Título: Democracia neles
Autor: Ubiratan Iorio
Fonte: Jornal do Brasil, 27/06/2005, Outras Opiniões, p. A11

O tsunami de imoralidade que vem deixando pasma nossa sociedade pode ser olhado por um prisma, digamos, menos pessimista, apesar do velho e malicioso dito de que um pessimista nada mais é do que um otimista bem informado... Refiro-me ao verdadeiro banho de democracia a que estamos assistindo, à lavagem pública de toda a sujeira provocada pela lama de denúncias de corrupção envolvendo o outrora ''ético'' Partido dos Trabalhadores e seus aliados de ocasião, comprados, ao que tudo sugere, a peso de ''mensalão''. Corruptores e corruptos, na verdade, são farinha do mesmo saco, enchido pela vontade de poder nietzschiana, já que o objetivo dessa gente que está envergonhando o país é a permanência no poder a qualquer preço, para isso pouco importando os meios, mesmo que estes firam a honra, a dignidade e o mínimo de respeito para com os eleitores.

Democracia neles! Não vivêssemos em um regime democrático - apesar de todas as falhas, ditas, escritas e reescritas, de nosso sistema político-partidário - todas essas operações execráveis não teriam, trazidas pela imprensa, vindo à tona e chegado ao âmago da opinião pública. O famoso livro de Karl Popper, A sociedade aberta e seus inimigos, deveria ser leitura obrigatória em todos os cursos de graduação em Ciências Humanas, mas, como muitos dos professores de nossas universidades padecem de sinistropatia crônica, uma diátese caracterizada pela predisposição mórbida a enaltecer apenas autores marxistas, poucos brasileiros o conhecem. De fato, o que está ocorrendo no Brasil, nestes tristes episódios, é uma lavagem de roupa suja, operação exigida por todas as pessoas de bem, que não apenas esperam, mas exigem, com a autoridade de quem são chamadas a votar a cada dois anos, que as apurações prossigam até o fim, tanto nas CPIs ''chapas brancas'', quanto na Polícia Federal e por parte do Ministério Público. Somente um regime democrático torna isto possível! O que se deve buscar, agora, é aperfeiçoar nossas instituições, escoimando-as de velhos defeitos, para que nossa democracia, já consolidada, saia aperfeiçoada e fortalecida. Nada de ''fora Lula e o PT'', mas de ''fiquem, mostrem-nos seu despreparo''!
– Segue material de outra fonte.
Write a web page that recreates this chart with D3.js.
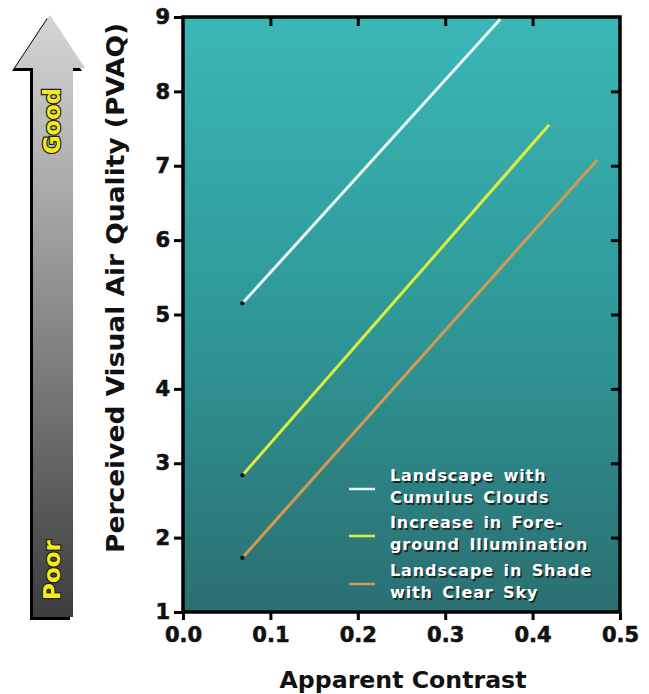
<!DOCTYPE html>
<meta charset="utf-8">
<style>
body { margin: 0; background: #fff; }
svg { display: block; }
.legend text { font-family: "DejaVu Sans", sans-serif; font-weight: bold; font-size: 16px; }
</style>
<body>
<svg width="649" height="694"></svg>
<script src="https://cdn.jsdelivr.net/npm/d3@7"></script>
<script>

// data
var series = ["Landscape with Cumulus Clouds", "Increase in Fore-ground Illumination", "Landscape in Shade with Clear Sky"];
var legendLines = [["Landscape with", "Cumulus Clouds"], ["Increase in Fore-", "ground Illumination"], ["Landscape in Shade", "with Clear Sky"]];
var contrast = [[0.068, 0.363], [0.068, 0.419], [0.068, 0.474]];
var pvaq = [[5.15, 8.97], [2.84, 7.55], [1.73, 7.08]];
var colors = ["#e6f6f4", "#dcee3c", "#d39a52"];
var xTicks = [0, 0.1, 0.2, 0.3, 0.4, 0.5];
var yTicks = [1, 2, 3, 4, 5, 6, 7, 8, 9];

var svg = d3.select("svg"),
    margin = {top: 17, right: 29, bottom: 82, left: 183},
    width = +svg.attr("width") - margin.left - margin.right,
    height = +svg.attr("height") - margin.top - margin.bottom;

var defs = svg.append("defs");
var bg = defs.append("linearGradient").attr("id", "bg").attr("x1", 0).attr("y1", 0).attr("x2", 0).attr("y2", 1);
bg.append("stop").attr("offset", "0%").attr("stop-color", "#3bb7b7");
bg.append("stop").attr("offset", "50%").attr("stop-color", "#2f9898");
bg.append("stop").attr("offset", "100%").attr("stop-color", "#2b6f71");

var ag = defs.append("linearGradient").attr("id", "arrow")
    .attr("gradientUnits", "userSpaceOnUse").attr("x1", 0).attr("y1", 15).attr("x2", 0).attr("y2", 620);
ag.append("stop").attr("offset", "0%").attr("stop-color", "#d6d6d6");
ag.append("stop").attr("offset", "100%").attr("stop-color", "#3c3c3c");

// good / poor arrow
var arrowPath = "M50,15 L85,68 L73,68 L73,617 L33,617 L33,68 L15,68 Z";
svg.append("path").attr("d", arrowPath).attr("transform", "translate(-3,3)").attr("fill", "#000");
svg.append("path").attr("d", arrowPath).attr("fill", "url(#arrow)");

[["Good", 121, 66], ["Poor", 570, 60]].forEach(function(p) {
  svg.append("text")
      .attr("transform", "translate(60," + p[1] + ") rotate(-90)")
      .attr("text-anchor", "middle")
      .style("font", "bold 23px 'DejaVu Sans', sans-serif")
      .attr("textLength", p[2])
      .attr("lengthAdjust", "spacingAndGlyphs")
      .attr("fill", "#f4ea1c")
      .attr("stroke", "#222")
      .attr("stroke-width", 2.5)
      .attr("paint-order", "stroke")
      .text(p[0]);
});

var g = svg.append("g").attr("transform", "translate(" + margin.left + "," + margin.top + ")");

var x = d3.scaleLinear().domain([0, 0.5]).range([0, width]),
    y = d3.scaleLinear().domain([1, 9]).range([height, 0]);

g.append("rect").attr("width", width).attr("height", height).attr("fill", "url(#bg)");

// axes
g.append("g")
    .attr("class", "axis axis--x")
    .attr("transform", "translate(0," + height + ")")
    .call(d3.axisBottom(x).tickValues(xTicks).tickFormat(d3.format(".1f")).tickSize(8).tickPadding(7));

g.append("g")
    .attr("class", "axis axis--y")
    .call(d3.axisLeft(y).tickValues(yTicks).tickFormat(d3.format("d")).tickSize(9).tickPadding(4));

g.append("g")
    .attr("class", "axis")
    .call(d3.axisTop(x).tickValues(xTicks.slice(1, -1)).tickFormat("").tickSize(-9));

g.append("g")
    .attr("class", "axis")
    .attr("transform", "translate(" + width + ",0)")
    .call(d3.axisRight(y).tickValues(yTicks.slice(1, -1)).tickFormat("").tickSize(-9));

g.selectAll(".axis path").remove();
g.selectAll(".axis line").attr("stroke", "#000").attr("stroke-width", 3);
g.selectAll(".axis text")
    .style("font-family", "'DejaVu Sans', sans-serif")
    .style("font-weight", "bold")
    .style("font-size", "21px")
    .attr("fill", "#111")
    .attr("stroke", "#111")
    .attr("stroke-width", 0.6);

g.append("rect").attr("width", width).attr("height", height)
    .attr("fill", "none").attr("stroke", "#000").attr("stroke-width", 3.5);

// lines
var line = d3.line()
    .x(function(d) { return x(d[0]); })
    .y(function(d) { return y(d[1]); });

series.forEach(function(name, i) {
  var pts = d3.zip(contrast[i], pvaq[i]);
  g.append("path")
      .attr("d", line(pts))
      .attr("fill", "none")
      .attr("stroke", colors[i])
      .attr("stroke-width", 3);
  g.append("circle")
      .attr("cx", x(pts[0][0])).attr("cy", y(pts[0][1]))
      .attr("r", 2.2).attr("fill", "#0a1a1a");
});

// legend
var legend = svg.append("g").attr("class", "legend");
var legendY = [489, 536, 584];
series.forEach(function(name, i) {
  legend.append("line")
      .attr("x1", 349).attr("x2", 375)
      .attr("y1", legendY[i]).attr("y2", legendY[i])
      .attr("stroke", colors[i]).attr("stroke-width", 2.5);
  legendLines[i].forEach(function(t, j) {
    var ty = legendY[i] - 8 + j * 22;
    legend.append("text").attr("x", 391.5).attr("y", ty + 1.5).attr("fill", "#1a2a2a")
        .attr("word-spacing", 3).attr("letter-spacing", 0.9).text(t);
    legend.append("text").attr("x", 390).attr("y", ty).attr("fill", "#fff")
        .attr("word-spacing", 3).attr("letter-spacing", 0.9).text(t);
  });
});

// axis titles
svg.append("text")
    .attr("transform", "translate(124,288) rotate(-90)")
    .attr("text-anchor", "middle")
    .style("font", "bold 25px 'Liberation Sans Narrow', 'DejaVu Sans Condensed', sans-serif")
    .attr("textLength", 530)
    .attr("lengthAdjust", "spacingAndGlyphs")
    .attr("fill", "#111")
    .text("Perceived Visual Air Quality (PVAQ)");

svg.append("text")
    .attr("x", 403).attr("y", 688)
    .attr("text-anchor", "middle")
    .style("font", "bold 23px 'DejaVu Sans', sans-serif")
    .attr("textLength", 247)
    .attr("lengthAdjust", "spacingAndGlyphs")
    .attr("fill", "#111")
    .text("Apparent Contrast");

</script>
</body>
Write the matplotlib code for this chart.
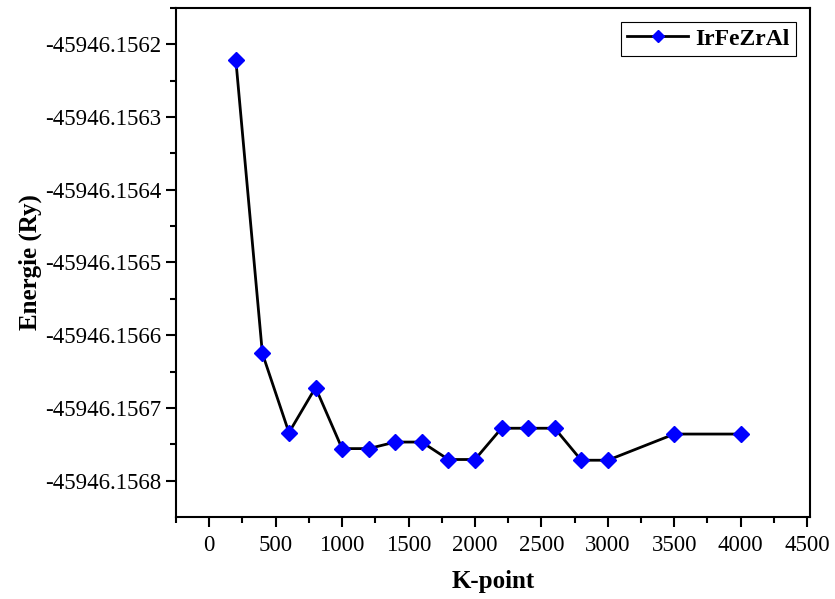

É de assustar que o PT não tenha afastado, pelo menos até que sua eventual inocência pudesse ser atestada pelas averiguações, além do sr. Dirceu, o seu presidente, o secretário-geral e o tesoureiro; que o presidente Lula não tivesse tempestivamente tomado, assim que soube das denúncias, as providências que se esperariam de um chefe de Estado, o que o torna, no mínimo, sujeito à acusação de complacência com ''companheiros'' sem qualquer ética e que confundem seu partido ou seita com o próprio Estado, como ocorre em sua amada Cuba e nos regimes ''democráticos'' de partido único; que não se tenha anunciado, desde já, a privatização da ECT, do IRB e de dezenas de outras estatais que, a despeito da seriedade de seus funcionários de carreira, sugam as já exânimes forças da economia com nomeações, para cargos de confiança e de diretoria, de indicados dos políticos que chafurdam na excrescência de um poder apodrecido; que o ex-ministro Dirceu, alvo de acusações seriíssimas, tenha, ao ser forçado a deixar o cargo que ocupava no governo, acenado com alianças do partido com ''movimentos sociais'', tal como o formado pelos fora-da-lei que encabeçam o MST, cuja única finalidade é implantar um modelo maoísta aqui; e que, entre outros fatos geradores de perplexidade, o presidente e outros não tenham atentado para os perigos de aproximações e alianças com gente desse tipo, o que poderá transformar o Brasil em uma nação dividida, tal como o histriônico ''sargentão'' Hugo Chávez, que leva nas axilas, por onde quer que vá, aquele livrinho - que deve exalar um almíscar insuportável! - que chama de Constituição bolivariana, fez com a Venezuela.

O papel da imprensa, da PF e do MP, neste grave momento, é, mais do que nunca, fundamental e imprescindível. Democracia neles, os inimigos da sociedade aberta!